The first tale by Stephanie Phillips presents a Green Arrow that is the Robin Hood of his medieval world and a Black Canary that is closer to Barb Wire than the Dinah Lance we know, running a nightclub in a dystopian urban jungle. The second story by Dennis Culver features an Oliver Queen who fights crime in an armored suit ala Tony Stark and a Dinah Lance who fights crime as a futuristic cop ala Judge Dredd, as one of the Birds of P.R.E.Y. – an acronym that goes sadly undefined.

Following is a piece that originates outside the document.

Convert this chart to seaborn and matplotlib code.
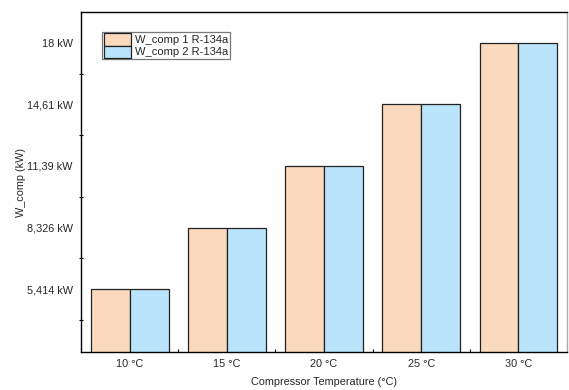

Both stories are fun and sure to please those long-starved Black Canary and Green Arrow fans wishing DC Comics would give them a monthly title again. Despite this, it feels like more could have been done with the revelation that Dark Crisis‘ chief villain Pariah kept having to rebuild the universal prisons meant to contain Green Arrow and Black Canary because they both kept escaping to be with one another. At the very least, we could have seen more of the many different Earths Pariah fashioned instead of just seeing several different versions of the two heroes in a line-up.
The artwork is serviceable, if not quite outstanding. Clayton Henry utilizes light inks to offer a brighter, classic style that equally suits both the worlds depicted in the first story, with the crisp colors of Marcelo Maiolo adding distinctive visual differences between both settings. The colors of Romulo Fajardo Jr. in the second story are not so complex and Nik Virella’s rougher aesthetic, while suitable to the grit of the second Canary Earth, seems out of place elsewhere.
As a fan of Black Canary and Green Arrow, I loved this issue. I must admit, however, that there’s little to hold the interest of those who aren’t already fans of Black Canary and Green Arrow. There’s no grand revelations about Dark Crisis that make it essential reading for the collectors and continuity buffs. It is, however, a good love story, for those who enjoy those.